Why should they be forced to abandon their homeland
for no fault of their own? All human beings have the
right to live in their ancestral homeland, if they so
choose.
It is vital to understand that no measure of
financial assistance can resurrect what has submerged,
generate rain to end drought, reverse the effects of
natural disasters or replace what has been lost as a
result of climate change. No small island State can
7 09-52592
survive the future by merely mitigating the impacts of
climate change. Adaptation and mitigation are not
enough. We can halt the impact of climate change and
ensure the survival of island States only by
significantly reducing carbon emissions.
It is on the basis of that premise that Fiji, as one
of the States that are more vulnerable to the impacts of
climate change, calls on all nations — in particular the
major emitters — to be responsible and commit
themselves to the carbon emission reduction targets of
approximately 45 per cent from 1990 levels by 2020
and 85 per cent by 2050, with a global atmosphere
concentration of less than 350 parts per million; and,
further, to limit temperature increases to less than
1.5 degrees Celsius above the pre-industrial level by
2020. I wish to emphasize that, realistically, that is the
minimum reduction level that will allow us to address
the devastating impacts of climate change that we
currently face.
To fail to meet those targets would be to make the
probability of risk astoundingly high for the most
vulnerable. To negotiate on those targets would mean
negotiating on the lives of millions. The inequity that
exists in terms of the extent of our vulnerabilities and
abilities to meet mitigating costs vis-à-vis our
contributions to climate change has divided our views
and weakened our collective strength to deal with this
global issue. Those inequitable circumstances are
further complicated by the conflicting political and
economic interests of States.

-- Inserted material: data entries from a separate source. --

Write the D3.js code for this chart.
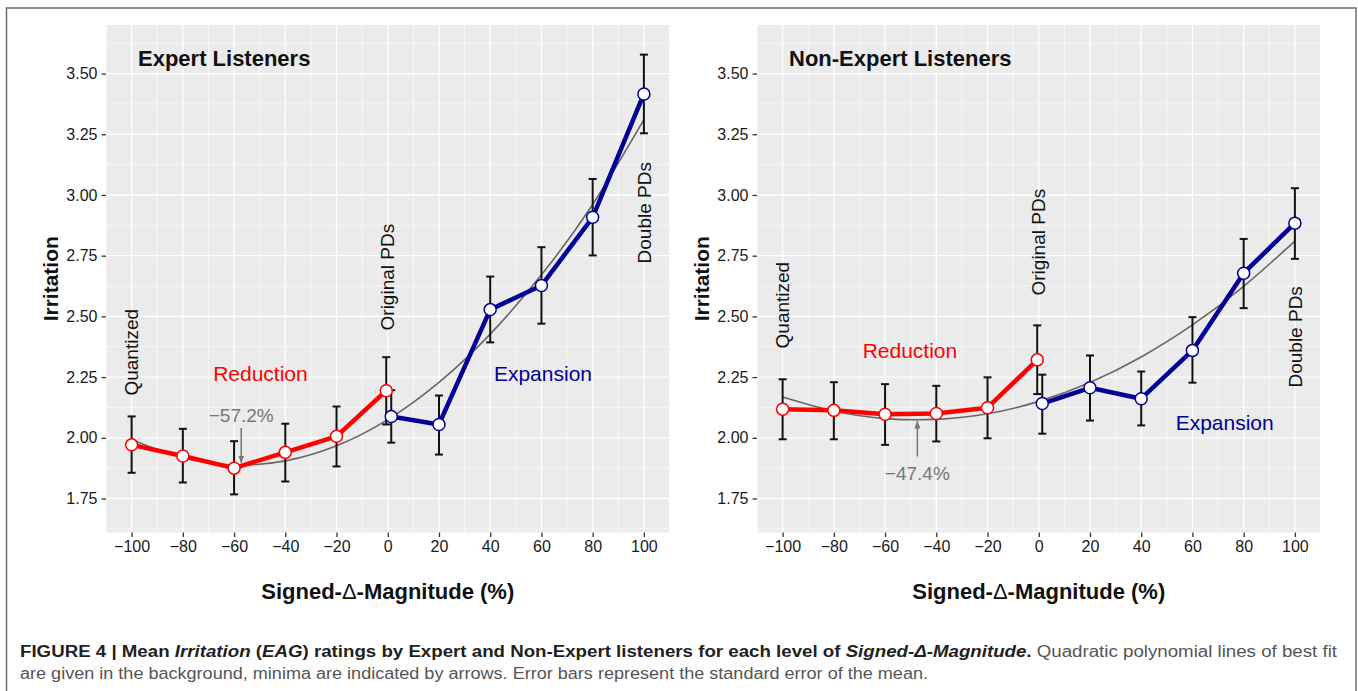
<!DOCTYPE html>
<html>
<head>
<meta charset="utf-8">
<script src="https://cdn.jsdelivr.net/npm/d3@7"></script>
<style>
  body { margin: 0; background: #fff; }
  svg text { font-family: "Liberation Sans", Arial, Helvetica, sans-serif; white-space: pre; }
</style>
</head>
<body>
<svg id="fig" width="1358" height="691"></svg>
<script>
// x levels of Signed-Delta-Magnitude (%)
const xLevels = [-100, -80, -60, -40, -20, 0, 20, 40, 60, 80, 100];
const yTicks = [1.75, 2.00, 2.25, 2.50, 2.75, 3.00, 3.25, 3.50];
const reductionX = [-100, -80, -60, -40, -20, 0];
const expansionX = [0, 20, 40, 60, 80, 100];

// Expert listeners
const expertRedMean  = [1.971, 1.925, 1.875, 1.940, 2.006, 2.194];
const expertRedLow   = [1.856, 1.816, 1.767, 1.820, 1.882, 2.055];
const expertRedHigh  = [2.088, 2.037, 1.986, 2.058, 2.129, 2.332];
const expertBlueMean = [2.088, 2.055, 2.528, 2.627, 2.908, 3.416];
const expertBlueLow  = [1.980, 1.931, 2.393, 2.470, 2.751, 3.254];
const expertBlueHigh = [2.196, 2.174, 2.664, 2.785, 3.066, 3.578];
const expertFit      = [1.992, 1.918, 1.888, 1.905, 1.967, 2.075, 2.228, 2.427, 2.671, 2.961, 3.310];

// Non-expert listeners
const nonExpRedMean  = [2.118, 2.113, 2.097, 2.100, 2.124, 2.321];
const nonExpRedLow   = [1.994, 1.994, 1.971, 1.985, 1.998, 2.180];
const nonExpRedHigh  = [2.241, 2.229, 2.221, 2.214, 2.249, 2.463];
const nonExpBlueMean = [2.141, 2.206, 2.161, 2.360, 2.678, 2.884];
const nonExpBlueLow  = [2.017, 2.071, 2.051, 2.227, 2.534, 2.737];
const nonExpBlueHigh = [2.260, 2.339, 2.273, 2.497, 2.819, 3.028];
const nonExpFit      = [2.168, 2.110, 2.079, 2.076, 2.099, 2.150, 2.228, 2.333, 2.465, 2.624, 2.810];

const expertMin = -57.2;
const nonExpMin = -47.4;

const RED = "#ff0000", BLUE = "#000099";

const svg = d3.select("#fig");

// outer frame
svg.append("rect")
  .attr("x", 6.5).attr("y", 8).attr("width", 1349.5).attr("height", 700)
  .attr("fill", "none").attr("stroke", "#6d6d6d").attr("stroke-width", 1.5);

const zip = (xs, m, lo, hi) => xs.map((x, i) => ({ x: x, y: m[i], lo: lo[i], hi: hi[i] }));

const panels = [
  {
    left: 106, title: "Expert Listeners",
    red: zip(reductionX, expertRedMean, expertRedLow, expertRedHigh),
    blue: zip(expansionX, expertBlueMean, expertBlueLow, expertBlueHigh),
    fit: expertFit, min: expertMin,
    labels: [
      { t: "Quantized", x: -100, y: 2.174, rot: true },
      { t: "Original PDs", x: 0, y: 2.442, rot: true },
      { t: "Double PDs", x: 100, y: 2.718, rot: true },
      { t: "Reduction", x: -49.7, y: 2.265, c: RED },
      { t: "Expansion", x: 60.6, y: 2.265, c: BLUE },
      { t: "\u221257.2%", x: -57.2, y: 2.092, c: "#777", small: true }
    ],
    arrow: { from: 2.040, to: 1.896 }
  },
  {
    left: 757, title: "Non-Expert Listeners",
    red: zip(reductionX, nonExpRedMean, nonExpRedLow, nonExpRedHigh),
    blue: zip(expansionX, nonExpBlueMean, nonExpBlueLow, nonExpBlueHigh),
    fit: nonExpFit, min: nonExpMin,
    labels: [
      { t: "Quantized", x: -100, y: 2.368, rot: true },
      { t: "Original PDs", x: 0, y: 2.586, rot: true },
      { t: "Double PDs", x: 100, y: 2.207, rot: true },
      { t: "Reduction", x: -50.3, y: 2.360, c: RED },
      { t: "Expansion", x: 72.6, y: 2.063, c: BLUE },
      { t: "\u221247.4%", x: -47.4, y: 1.853, c: "#777", small: true }
    ],
    arrow: { from: 1.923, to: 2.069 }
  }
];

const W = 563.5, plotTop = 25, plotBottom = 532.5;

svg.append("defs").append("marker")
  .attr("id", "ah").attr("viewBox", "0 0 10 10").attr("refX", 10).attr("refY", 5)
  .attr("markerWidth", 5).attr("markerHeight", 5).attr("orient", "auto")
  .append("path").attr("d", "M0,1L10,5L0,9Z").attr("fill", "#777");

panels.forEach(p => {
  const x = d3.scaleLinear().domain([-110, 110]).range([p.left, p.left + W]);
  const y = d3.scaleLinear().domain([1.61, 3.70]).range([plotBottom, plotTop]);
  const g = svg.append("g");

  g.append("rect").attr("x", p.left).attr("y", plotTop)
    .attr("width", W).attr("height", plotBottom - plotTop).attr("fill", "#ebebeb");

  // grid
  const xMinor = d3.range(-110, 111, 20);
  const yMinor = d3.range(1.625, 3.70, 0.25);
  g.selectAll(".vm").data(xMinor).enter().append("line")
    .attr("x1", d => x(d)).attr("x2", d => x(d)).attr("y1", plotTop).attr("y2", plotBottom)
    .attr("stroke", "#fff").attr("stroke-width", 0.6);
  g.selectAll(".hm").data(yMinor).enter().append("line")
    .attr("x1", p.left).attr("x2", p.left + W).attr("y1", d => y(d)).attr("y2", d => y(d))
    .attr("stroke", "#fff").attr("stroke-width", 0.6);
  g.selectAll(".vM").data(xLevels).enter().append("line")
    .attr("x1", d => x(d)).attr("x2", d => x(d)).attr("y1", plotTop).attr("y2", plotBottom)
    .attr("stroke", "#fff").attr("stroke-width", 1.3);
  g.selectAll(".hM").data(yTicks).enter().append("line")
    .attr("x1", p.left).attr("x2", p.left + W).attr("y1", d => y(d)).attr("y2", d => y(d))
    .attr("stroke", "#fff").attr("stroke-width", 1.3);

  // axes
  const ax = g.append("g").attr("transform", "translate(0," + plotBottom + ")")
    .call(d3.axisBottom(x).tickValues(xLevels).tickSize(4.5).tickPadding(4).tickFormat(d3.format("d")));
  const ay = g.append("g").attr("transform", "translate(" + p.left + ",0)")
    .call(d3.axisLeft(y).tickValues(yTicks).tickSize(4.5).tickPadding(4).tickFormat(d3.format(".2f")));
  [ax, ay].forEach(a => {
    a.select(".domain").remove();
    a.selectAll("line").attr("stroke", "#333").attr("stroke-width", 1.3);
    a.selectAll("text").attr("font-size", 16).attr("fill", "#1a1a1a")
      .attr("font-family", "Liberation Sans, Arial, sans-serif");
  });

  // axis titles
  const cx = p.left + W / 2;
  const xt = g.append("text").attr("x", cx).attr("y", 599).attr("text-anchor", "middle")
    .attr("font-size", 22).attr("font-weight", "bold").attr("fill", "#111");
  xt.append("tspan").text("Signed-");
  xt.append("tspan").attr("font-weight", "normal").text("\u0394");
  xt.append("tspan").text("-Magnitude (%)");
  g.append("text").attr("transform", "translate(" + (p.left - 55) + "," + ((plotTop + plotBottom) / 2) + ") rotate(-90)")
    .attr("dy", "0.35em").attr("text-anchor", "middle")
    .attr("font-size", 21).attr("font-weight", "bold").attr("fill", "#111").text("Irritation");

  // panel title
  g.append("text").attr("x", p.left + 32).attr("y", 66)
    .attr("font-size", 22).attr("font-weight", "bold").attr("fill", "#111").text(p.title);

  // fit curve
  g.append("path").datum(xLevels.map((v, i) => [v, p.fit[i]]))
    .attr("d", d3.line().x(d => x(d[0])).y(d => y(d[1])).curve(d3.curveNatural))
    .attr("fill", "none").attr("stroke", "#666").attr("stroke-width", 1.6);

  // minimum arrow
  g.append("line").attr("x1", x(p.min)).attr("x2", x(p.min))
    .attr("y1", y(p.arrow.from)).attr("y2", y(p.arrow.to))
    .attr("stroke", "#777").attr("stroke-width", 1.5).attr("marker-end", "url(#ah)");

  const px = (d, side) => x(d.x) + (d.x === 0 ? (side === "red" ? -1.5 : 3.5) : 0);

  [["red", p.red, RED], ["blue", p.blue, BLUE]].forEach(([side, data, col]) => {
    const eb = g.append("g");
    data.forEach(d => {
      const xx = px(d, side);
      eb.append("line").attr("x1", xx).attr("x2", xx).attr("y1", y(d.lo)).attr("y2", y(d.hi));
      eb.append("line").attr("x1", xx - 4).attr("x2", xx + 4).attr("y1", y(d.lo)).attr("y2", y(d.lo));
      eb.append("line").attr("x1", xx - 4).attr("x2", xx + 4).attr("y1", y(d.hi)).attr("y2", y(d.hi));
    });
    eb.selectAll("line").attr("stroke", "#111").attr("stroke-width", 2);
  });

  [["red", p.red, RED], ["blue", p.blue, BLUE]].forEach(([side, data, col]) => {
    g.append("path").datum(data)
      .attr("d", d3.line().x(d => px(d, side)).y(d => y(d.y)))
      .attr("fill", "none").attr("stroke", col).attr("stroke-width", 4.5).attr("stroke-linejoin", "round");
  });
  [["red", p.red, RED], ["blue", p.blue, BLUE]].forEach(([side, data, col]) => {
    g.selectAll(".pt-" + side).data(data).enter().append("circle")
      .attr("cx", d => px(d, side)).attr("cy", d => y(d.y)).attr("r", 6)
      .attr("fill", "#fff").attr("stroke", col).attr("stroke-width", 1.5);
  });

  // labels
  p.labels.forEach(l => {
    if (l.rot) {
      g.append("text").attr("transform", "translate(" + x(l.x) + "," + y(l.y) + ") rotate(-90)")
        .attr("dy", "0.35em").attr("font-size", 19).attr("fill", "#111").text(l.t);
    } else {
      g.append("text").attr("x", x(l.x)).attr("y", y(l.y)).attr("dy", "0.35em")
        .attr("text-anchor", "middle").attr("font-size", l.small ? 19 : 21)
        .attr("fill", l.c).text(l.t);
    }
  });
});

// caption
const cap1 = svg.append("text").attr("x", 20).attr("y", 657).attr("font-size", 16)
  .attr("textLength", 1317).attr("lengthAdjust", "spacingAndGlyphs");
const b = "bold";
[["FIGURE 4 | Mean ", b, null], ["Irritation", b, "italic"], [" (", b, null], ["EAG", b, "italic"],
 [") ratings by Expert and Non-Expert listeners for each level of ", b, null],
 ["Signed-\u0394-Magnitude", b, "italic"], [".", b, null],
 [" Quadratic polynomial lines of best fit", "normal", null]].forEach(([t, w, s]) => {
  cap1.append("tspan").attr("font-weight", w).attr("font-style", s || "normal")
    .attr("fill", w === b ? "#231f20" : "#555").text(t);
});
svg.append("text").attr("x", 20).attr("y", 679).attr("font-size", 16).attr("fill", "#555")
  .attr("textLength", 908).attr("lengthAdjust", "spacingAndGlyphs")
  .text("are given in the background, minima are indicated by arrows. Error bars represent the standard error of the mean.");
</script>
</body>
</html>
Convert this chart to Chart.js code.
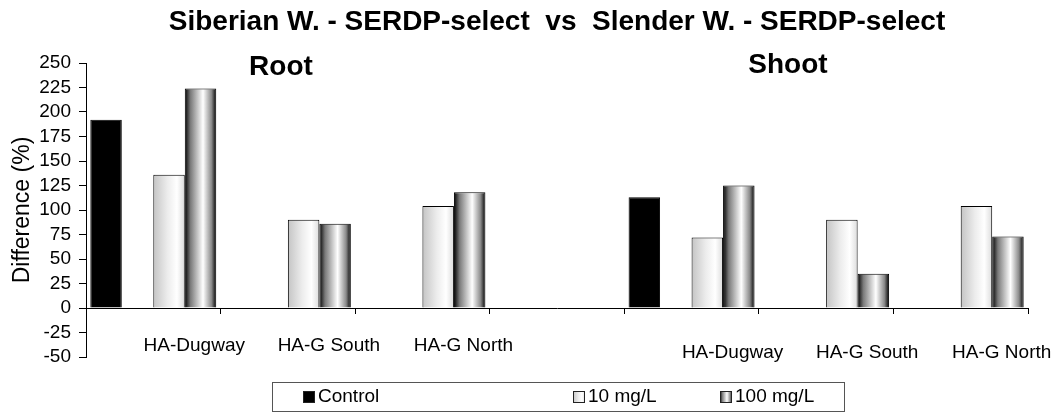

Understandably, decisions
and positions are based on national self-interests,
which, in most cases, take priority over the principles
of equity and responsibility.
Those are the differences that have given rise to
the challenges that we currently face as an international
community in arriving at a binding international
agreement that responds to the current most
fundamental need of the world: its survival.
Fiji hopes that political goodwill and compromise
will be found on the road to Copenhagen and that the
necessary platform will soon be found for a fair,
effective and ambitious climate change regime that
ensures significant reductions in carbon emissions and
the creation of a financial regime that supports the
adaptation and mitigation needs of every country,
particularly the most vulnerable ones.
My Government is committed to upholding the
principles and values enshrined in the Charter of the
United Nations, the Universal Declaration of Human
Rights and other United Nations conventions. We are
resolutely committed to the elimination of all policies
and laws that are inconsistent with our international
obligations. We wish to create a new and brighter
future for our people based on equality, dignity and
respect.
We seek the understanding of the General
Assembly and the community of nations, as well as
their support in fulfilling our dreams.